⟨
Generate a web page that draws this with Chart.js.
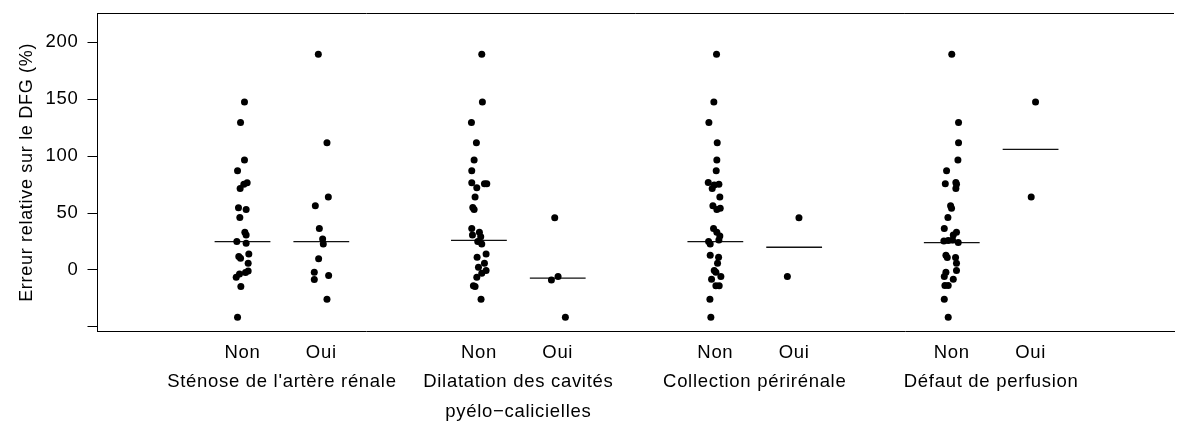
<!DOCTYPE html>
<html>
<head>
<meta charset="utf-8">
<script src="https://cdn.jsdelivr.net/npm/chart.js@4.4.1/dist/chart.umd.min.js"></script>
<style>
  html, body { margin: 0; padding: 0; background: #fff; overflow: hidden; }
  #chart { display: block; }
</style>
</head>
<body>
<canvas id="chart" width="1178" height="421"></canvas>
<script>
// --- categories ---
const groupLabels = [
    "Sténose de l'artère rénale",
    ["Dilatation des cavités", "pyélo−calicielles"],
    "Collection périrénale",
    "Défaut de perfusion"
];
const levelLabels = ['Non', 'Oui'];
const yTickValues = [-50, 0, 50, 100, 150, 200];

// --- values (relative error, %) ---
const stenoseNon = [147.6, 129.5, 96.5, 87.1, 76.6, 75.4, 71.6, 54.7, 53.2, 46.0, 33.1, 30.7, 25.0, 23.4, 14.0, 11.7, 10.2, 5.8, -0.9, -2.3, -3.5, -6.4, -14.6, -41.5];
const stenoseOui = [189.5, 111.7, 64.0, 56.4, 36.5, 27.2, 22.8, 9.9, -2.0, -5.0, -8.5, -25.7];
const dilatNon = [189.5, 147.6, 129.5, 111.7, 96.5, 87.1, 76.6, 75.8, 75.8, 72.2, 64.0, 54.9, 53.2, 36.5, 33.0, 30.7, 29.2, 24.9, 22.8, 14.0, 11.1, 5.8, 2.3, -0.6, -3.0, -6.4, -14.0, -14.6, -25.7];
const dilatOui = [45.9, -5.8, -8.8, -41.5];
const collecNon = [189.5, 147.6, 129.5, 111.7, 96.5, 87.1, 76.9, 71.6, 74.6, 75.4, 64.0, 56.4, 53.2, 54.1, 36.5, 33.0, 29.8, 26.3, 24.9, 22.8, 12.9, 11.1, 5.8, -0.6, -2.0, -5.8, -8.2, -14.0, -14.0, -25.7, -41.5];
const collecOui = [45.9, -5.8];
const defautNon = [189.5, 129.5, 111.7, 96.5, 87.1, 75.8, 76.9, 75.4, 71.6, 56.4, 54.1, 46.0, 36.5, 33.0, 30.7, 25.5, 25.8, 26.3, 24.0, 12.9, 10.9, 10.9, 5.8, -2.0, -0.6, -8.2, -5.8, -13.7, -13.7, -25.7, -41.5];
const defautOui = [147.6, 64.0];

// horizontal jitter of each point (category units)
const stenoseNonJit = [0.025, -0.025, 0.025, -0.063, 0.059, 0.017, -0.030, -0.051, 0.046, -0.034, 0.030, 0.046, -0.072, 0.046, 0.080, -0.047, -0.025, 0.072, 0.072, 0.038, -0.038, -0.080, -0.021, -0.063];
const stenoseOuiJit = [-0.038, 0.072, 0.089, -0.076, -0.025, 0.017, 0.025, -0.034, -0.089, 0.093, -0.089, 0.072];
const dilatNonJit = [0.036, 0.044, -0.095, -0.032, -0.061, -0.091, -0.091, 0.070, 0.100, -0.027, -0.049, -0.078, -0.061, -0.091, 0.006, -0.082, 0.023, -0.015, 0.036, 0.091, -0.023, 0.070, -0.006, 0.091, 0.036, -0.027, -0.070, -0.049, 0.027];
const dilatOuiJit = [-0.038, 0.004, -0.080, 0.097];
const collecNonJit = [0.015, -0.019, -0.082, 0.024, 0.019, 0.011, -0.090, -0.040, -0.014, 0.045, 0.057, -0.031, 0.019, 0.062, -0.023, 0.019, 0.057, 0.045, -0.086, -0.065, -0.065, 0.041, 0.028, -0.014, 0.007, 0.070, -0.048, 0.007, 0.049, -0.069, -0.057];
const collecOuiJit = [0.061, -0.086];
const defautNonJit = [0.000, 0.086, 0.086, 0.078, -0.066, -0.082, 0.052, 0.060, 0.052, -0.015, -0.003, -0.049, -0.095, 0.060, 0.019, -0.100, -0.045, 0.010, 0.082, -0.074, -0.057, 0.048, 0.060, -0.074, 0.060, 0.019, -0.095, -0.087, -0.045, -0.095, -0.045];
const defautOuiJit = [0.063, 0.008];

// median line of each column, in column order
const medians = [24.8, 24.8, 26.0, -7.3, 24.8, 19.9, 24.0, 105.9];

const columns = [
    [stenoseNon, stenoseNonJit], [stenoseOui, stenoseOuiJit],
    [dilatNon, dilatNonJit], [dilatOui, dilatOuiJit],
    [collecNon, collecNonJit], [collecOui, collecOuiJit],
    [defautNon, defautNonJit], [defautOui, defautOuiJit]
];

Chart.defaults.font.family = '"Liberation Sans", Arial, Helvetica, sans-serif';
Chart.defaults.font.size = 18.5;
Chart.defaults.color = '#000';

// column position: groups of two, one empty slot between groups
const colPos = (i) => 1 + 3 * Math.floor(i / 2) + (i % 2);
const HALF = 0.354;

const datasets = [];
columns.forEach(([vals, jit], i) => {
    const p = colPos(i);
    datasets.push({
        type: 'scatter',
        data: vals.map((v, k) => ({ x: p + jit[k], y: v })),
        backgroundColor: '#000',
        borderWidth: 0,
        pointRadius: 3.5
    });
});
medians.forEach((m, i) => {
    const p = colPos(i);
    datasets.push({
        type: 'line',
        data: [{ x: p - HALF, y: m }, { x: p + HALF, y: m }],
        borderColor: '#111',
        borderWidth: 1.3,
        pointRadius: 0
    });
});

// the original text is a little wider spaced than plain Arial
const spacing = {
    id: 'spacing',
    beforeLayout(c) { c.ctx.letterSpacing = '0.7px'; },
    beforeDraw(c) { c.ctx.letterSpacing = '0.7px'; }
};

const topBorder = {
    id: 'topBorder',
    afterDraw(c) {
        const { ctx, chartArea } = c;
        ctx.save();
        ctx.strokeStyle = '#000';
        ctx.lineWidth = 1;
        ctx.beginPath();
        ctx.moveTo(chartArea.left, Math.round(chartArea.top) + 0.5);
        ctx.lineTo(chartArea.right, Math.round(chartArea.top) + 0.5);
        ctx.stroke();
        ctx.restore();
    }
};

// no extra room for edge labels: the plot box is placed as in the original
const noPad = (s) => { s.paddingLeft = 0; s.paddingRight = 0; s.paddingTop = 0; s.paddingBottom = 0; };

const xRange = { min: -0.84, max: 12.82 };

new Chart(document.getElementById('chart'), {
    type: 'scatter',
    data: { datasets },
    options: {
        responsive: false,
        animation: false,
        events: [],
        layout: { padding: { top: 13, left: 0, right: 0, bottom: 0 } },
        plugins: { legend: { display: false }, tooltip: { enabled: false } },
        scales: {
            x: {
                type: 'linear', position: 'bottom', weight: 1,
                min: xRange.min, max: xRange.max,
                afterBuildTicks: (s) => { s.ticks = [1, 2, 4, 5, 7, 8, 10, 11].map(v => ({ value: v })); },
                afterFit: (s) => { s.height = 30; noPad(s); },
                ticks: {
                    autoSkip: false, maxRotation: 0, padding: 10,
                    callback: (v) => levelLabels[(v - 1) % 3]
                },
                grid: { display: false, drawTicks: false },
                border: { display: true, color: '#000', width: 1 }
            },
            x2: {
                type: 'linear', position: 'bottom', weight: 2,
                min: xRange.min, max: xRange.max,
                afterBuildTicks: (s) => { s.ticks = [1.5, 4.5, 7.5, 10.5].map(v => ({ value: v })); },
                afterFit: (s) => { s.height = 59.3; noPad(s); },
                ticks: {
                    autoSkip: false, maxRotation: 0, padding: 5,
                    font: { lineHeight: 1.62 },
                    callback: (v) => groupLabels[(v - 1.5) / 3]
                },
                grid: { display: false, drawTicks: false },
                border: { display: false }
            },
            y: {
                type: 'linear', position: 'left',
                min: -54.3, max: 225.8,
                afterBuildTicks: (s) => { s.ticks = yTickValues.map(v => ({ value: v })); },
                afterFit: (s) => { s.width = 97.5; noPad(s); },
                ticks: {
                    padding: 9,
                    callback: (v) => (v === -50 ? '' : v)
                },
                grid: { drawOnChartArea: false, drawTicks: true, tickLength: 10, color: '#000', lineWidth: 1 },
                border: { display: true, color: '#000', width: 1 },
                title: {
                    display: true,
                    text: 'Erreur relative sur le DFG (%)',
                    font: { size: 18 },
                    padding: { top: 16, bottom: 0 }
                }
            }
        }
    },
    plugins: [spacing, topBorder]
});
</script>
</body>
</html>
⟩
* _Written instruction_: Take the lines from the start of the material to the line with "const yTickValues = [-50, 0, 50, 100, 150, 200];", both included, and transcribe them exactly without the pictures.

* _Solution to this problem_:
Generate a web page that draws this with Chart.js.
<!DOCTYPE html>
<html>
<head>
<meta charset="utf-8">
<script src="https://cdn.jsdelivr.net/npm/chart.js@4.4.1/dist/chart.umd.min.js"></script>
<style>
  html, body { margin: 0; padding: 0; background: #fff; overflow: hidden; }
  #chart { display: block; }
</style>
</head>
<body>
<canvas id="chart" width="1178" height="421"></canvas>
<script>
// --- categories ---
const groupLabels = [
    "Sténose de l'artère rénale",
    ["Dilatation des cavités", "pyélo−calicielles"],
    "Collection périrénale",
    "Défaut de perfusion"
];
const levelLabels = ['Non', 'Oui'];
const yTickValues = [-50, 0, 50, 100, 150, 200];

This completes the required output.